Lee also attributes much of her success to the University’s interdisciplinary curriculum. “Being able to take classes outside of the College of Management and really integrating what I learned in my management courses into liberal arts courses and vice versa. I’ve taken education, politics and environmental courses and brought it back to my management for sustainability classes. It’s given me a holistic worldview,” she said. 

Lee encourages students to use the University’s academic and social resources to create spaces for all voices to be heard. “Diversity means the most when it is combined with inclusion. You can have a lot of different types of people in the room but if they don’t feel like they are included in the conversation — that they can speak and be heard — there’s no point,” Lee said. 

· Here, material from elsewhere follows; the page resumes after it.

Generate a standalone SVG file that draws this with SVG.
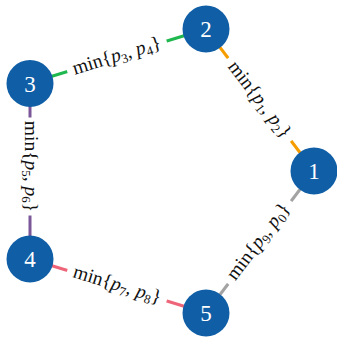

Lee emphasized that though the University has made significant strides in improving diversity and inclusion, there is still much to be improved. “There needs to be more initiative and more people who are invested in the work to be done,” she said. “I think it’s wonderful that we are able to get this much buy-in from the community, but it needs to continue. It’s a lot of work, but it’s a big pay-off.”

Next year, the Los Angeles native will be moving to Washington, D.C. to begin work as a Government and Public Service Consultant at Deloitte. Lee is very grateful for her family, friends and the University community for helping her achieve so much.